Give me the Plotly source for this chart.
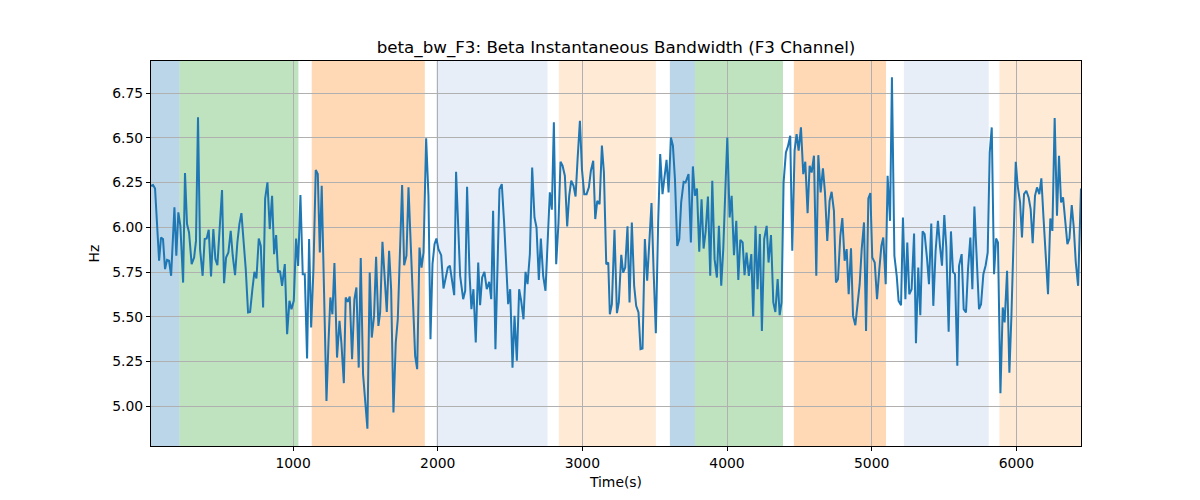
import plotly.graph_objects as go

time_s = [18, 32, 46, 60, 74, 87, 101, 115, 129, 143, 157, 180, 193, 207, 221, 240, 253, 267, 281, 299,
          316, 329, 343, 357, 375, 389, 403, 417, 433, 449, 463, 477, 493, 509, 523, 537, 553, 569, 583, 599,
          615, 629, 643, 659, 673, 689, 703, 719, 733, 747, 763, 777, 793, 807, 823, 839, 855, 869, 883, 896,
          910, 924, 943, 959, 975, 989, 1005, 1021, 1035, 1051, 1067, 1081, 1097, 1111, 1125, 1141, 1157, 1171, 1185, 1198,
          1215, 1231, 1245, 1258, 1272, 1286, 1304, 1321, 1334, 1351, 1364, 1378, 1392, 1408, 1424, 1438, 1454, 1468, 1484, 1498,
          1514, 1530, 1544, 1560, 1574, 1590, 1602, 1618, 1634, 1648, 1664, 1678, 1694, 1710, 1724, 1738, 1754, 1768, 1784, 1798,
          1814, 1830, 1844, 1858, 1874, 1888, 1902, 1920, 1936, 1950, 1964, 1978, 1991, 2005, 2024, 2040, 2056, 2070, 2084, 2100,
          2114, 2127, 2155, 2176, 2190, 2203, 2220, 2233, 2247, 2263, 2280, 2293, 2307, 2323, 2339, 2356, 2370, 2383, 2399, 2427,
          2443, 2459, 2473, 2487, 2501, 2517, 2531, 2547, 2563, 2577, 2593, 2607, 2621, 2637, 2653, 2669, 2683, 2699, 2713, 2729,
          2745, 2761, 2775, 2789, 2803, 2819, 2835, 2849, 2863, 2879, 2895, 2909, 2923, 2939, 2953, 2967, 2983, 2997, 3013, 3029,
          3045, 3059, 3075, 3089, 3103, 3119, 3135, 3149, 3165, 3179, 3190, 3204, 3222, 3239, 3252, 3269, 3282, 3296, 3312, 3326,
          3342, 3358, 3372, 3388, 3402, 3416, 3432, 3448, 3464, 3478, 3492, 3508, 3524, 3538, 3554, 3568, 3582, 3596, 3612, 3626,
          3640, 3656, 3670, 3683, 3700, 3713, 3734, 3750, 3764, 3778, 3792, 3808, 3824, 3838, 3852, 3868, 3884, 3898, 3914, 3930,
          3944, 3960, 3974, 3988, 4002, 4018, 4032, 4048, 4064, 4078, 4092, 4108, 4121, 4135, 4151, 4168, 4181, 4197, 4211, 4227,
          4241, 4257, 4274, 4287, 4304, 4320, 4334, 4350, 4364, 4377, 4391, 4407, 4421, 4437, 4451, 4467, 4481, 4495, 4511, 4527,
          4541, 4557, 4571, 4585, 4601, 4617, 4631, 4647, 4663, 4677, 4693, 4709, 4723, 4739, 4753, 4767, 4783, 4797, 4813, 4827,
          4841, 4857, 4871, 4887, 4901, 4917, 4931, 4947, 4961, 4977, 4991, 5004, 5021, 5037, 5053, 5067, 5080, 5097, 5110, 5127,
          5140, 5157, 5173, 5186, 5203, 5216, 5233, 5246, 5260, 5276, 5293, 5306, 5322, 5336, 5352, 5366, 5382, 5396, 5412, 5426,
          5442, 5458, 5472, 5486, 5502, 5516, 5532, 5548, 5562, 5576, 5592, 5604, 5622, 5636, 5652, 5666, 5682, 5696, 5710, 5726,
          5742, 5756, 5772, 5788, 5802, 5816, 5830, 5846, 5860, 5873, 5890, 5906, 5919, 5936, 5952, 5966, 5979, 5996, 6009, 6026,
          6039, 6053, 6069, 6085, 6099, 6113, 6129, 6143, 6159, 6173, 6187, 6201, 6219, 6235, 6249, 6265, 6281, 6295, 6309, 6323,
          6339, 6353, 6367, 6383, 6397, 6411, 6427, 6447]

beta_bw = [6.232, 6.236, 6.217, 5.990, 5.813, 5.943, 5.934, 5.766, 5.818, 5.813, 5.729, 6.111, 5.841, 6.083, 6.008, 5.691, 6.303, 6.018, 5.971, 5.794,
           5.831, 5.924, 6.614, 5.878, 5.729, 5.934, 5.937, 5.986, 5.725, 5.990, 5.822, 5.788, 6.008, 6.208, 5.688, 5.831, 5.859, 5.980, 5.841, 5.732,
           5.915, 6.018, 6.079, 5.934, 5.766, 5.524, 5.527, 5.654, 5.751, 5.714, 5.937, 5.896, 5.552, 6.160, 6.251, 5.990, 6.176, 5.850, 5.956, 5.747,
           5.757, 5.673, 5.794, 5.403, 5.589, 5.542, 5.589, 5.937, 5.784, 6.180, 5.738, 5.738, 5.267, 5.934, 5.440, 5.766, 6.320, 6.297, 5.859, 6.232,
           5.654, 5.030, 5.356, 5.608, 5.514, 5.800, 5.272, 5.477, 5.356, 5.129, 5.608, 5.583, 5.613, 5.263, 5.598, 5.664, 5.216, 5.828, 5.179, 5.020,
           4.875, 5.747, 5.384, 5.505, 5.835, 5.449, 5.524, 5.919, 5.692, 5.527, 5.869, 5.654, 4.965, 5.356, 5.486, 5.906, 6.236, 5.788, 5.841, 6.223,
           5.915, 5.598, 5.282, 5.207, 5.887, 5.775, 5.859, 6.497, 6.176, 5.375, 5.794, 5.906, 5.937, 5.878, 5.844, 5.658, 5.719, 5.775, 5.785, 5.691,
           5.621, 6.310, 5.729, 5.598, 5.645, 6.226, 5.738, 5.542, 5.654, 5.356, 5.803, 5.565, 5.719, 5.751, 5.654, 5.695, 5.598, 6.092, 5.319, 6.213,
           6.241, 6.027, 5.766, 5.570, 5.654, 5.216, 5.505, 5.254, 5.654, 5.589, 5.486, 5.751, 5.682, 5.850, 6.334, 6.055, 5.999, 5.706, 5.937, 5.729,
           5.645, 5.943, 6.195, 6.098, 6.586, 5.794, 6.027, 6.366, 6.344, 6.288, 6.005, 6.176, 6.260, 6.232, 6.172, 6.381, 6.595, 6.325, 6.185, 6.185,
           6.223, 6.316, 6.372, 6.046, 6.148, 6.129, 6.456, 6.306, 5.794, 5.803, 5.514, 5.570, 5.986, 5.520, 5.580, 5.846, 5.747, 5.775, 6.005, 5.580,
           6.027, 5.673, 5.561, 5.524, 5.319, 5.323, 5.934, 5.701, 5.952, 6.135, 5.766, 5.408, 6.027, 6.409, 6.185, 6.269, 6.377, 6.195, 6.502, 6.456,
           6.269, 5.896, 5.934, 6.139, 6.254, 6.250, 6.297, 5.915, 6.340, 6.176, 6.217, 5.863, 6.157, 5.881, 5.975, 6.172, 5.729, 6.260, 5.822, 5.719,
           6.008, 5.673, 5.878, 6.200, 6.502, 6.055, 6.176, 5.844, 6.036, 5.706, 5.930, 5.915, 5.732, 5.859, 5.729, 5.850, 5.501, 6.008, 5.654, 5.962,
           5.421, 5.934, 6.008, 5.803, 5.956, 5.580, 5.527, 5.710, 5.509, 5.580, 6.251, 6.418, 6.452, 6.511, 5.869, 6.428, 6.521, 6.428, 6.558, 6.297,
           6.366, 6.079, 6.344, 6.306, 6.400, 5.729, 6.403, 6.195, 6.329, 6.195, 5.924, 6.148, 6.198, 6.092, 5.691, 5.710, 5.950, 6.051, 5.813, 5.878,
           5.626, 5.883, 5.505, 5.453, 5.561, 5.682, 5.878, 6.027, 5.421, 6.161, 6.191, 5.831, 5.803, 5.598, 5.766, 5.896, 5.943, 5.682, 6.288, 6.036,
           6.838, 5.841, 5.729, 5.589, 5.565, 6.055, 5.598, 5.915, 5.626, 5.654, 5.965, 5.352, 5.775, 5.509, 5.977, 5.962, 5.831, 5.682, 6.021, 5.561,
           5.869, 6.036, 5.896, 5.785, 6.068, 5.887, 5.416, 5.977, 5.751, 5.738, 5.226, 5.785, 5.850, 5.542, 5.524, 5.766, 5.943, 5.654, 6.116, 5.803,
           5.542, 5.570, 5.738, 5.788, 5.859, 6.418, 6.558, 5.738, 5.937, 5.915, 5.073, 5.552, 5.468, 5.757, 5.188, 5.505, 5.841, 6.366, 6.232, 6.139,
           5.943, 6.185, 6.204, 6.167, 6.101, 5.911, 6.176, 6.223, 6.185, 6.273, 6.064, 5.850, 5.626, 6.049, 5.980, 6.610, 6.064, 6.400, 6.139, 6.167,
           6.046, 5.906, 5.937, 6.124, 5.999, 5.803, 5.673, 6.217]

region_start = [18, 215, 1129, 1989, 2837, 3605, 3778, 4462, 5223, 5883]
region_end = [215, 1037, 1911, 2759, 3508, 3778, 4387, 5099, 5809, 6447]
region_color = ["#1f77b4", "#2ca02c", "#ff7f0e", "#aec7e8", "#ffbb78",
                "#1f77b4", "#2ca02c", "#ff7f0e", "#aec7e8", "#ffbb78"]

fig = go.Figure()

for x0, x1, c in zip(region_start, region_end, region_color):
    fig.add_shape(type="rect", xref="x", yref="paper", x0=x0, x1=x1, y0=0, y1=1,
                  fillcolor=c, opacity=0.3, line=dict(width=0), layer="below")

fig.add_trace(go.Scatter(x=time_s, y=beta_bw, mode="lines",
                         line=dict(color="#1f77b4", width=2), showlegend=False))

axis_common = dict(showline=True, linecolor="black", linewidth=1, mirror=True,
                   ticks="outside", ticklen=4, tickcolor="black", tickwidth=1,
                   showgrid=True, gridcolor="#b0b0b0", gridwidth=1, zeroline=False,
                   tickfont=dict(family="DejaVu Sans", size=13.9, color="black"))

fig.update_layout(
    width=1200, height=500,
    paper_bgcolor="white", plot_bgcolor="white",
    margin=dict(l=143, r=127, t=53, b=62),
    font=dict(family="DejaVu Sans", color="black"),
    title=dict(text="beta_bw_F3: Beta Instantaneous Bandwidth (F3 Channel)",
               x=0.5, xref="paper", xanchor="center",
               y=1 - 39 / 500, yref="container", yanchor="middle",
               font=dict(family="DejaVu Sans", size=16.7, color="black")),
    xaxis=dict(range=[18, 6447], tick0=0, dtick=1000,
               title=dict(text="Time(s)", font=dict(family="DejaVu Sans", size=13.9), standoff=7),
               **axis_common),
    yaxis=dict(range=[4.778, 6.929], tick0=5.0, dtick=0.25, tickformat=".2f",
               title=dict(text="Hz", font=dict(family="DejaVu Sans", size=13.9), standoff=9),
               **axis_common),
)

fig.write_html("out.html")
────────────────────────────────────────
### Exercise directions
Take the lines from the start of the material to the line with "import plotly.graph_objects as go", both included, and transcribe them exactly without the pictures.

### Complete output
Give me the Plotly source for this chart.
import plotly.graph_objects as go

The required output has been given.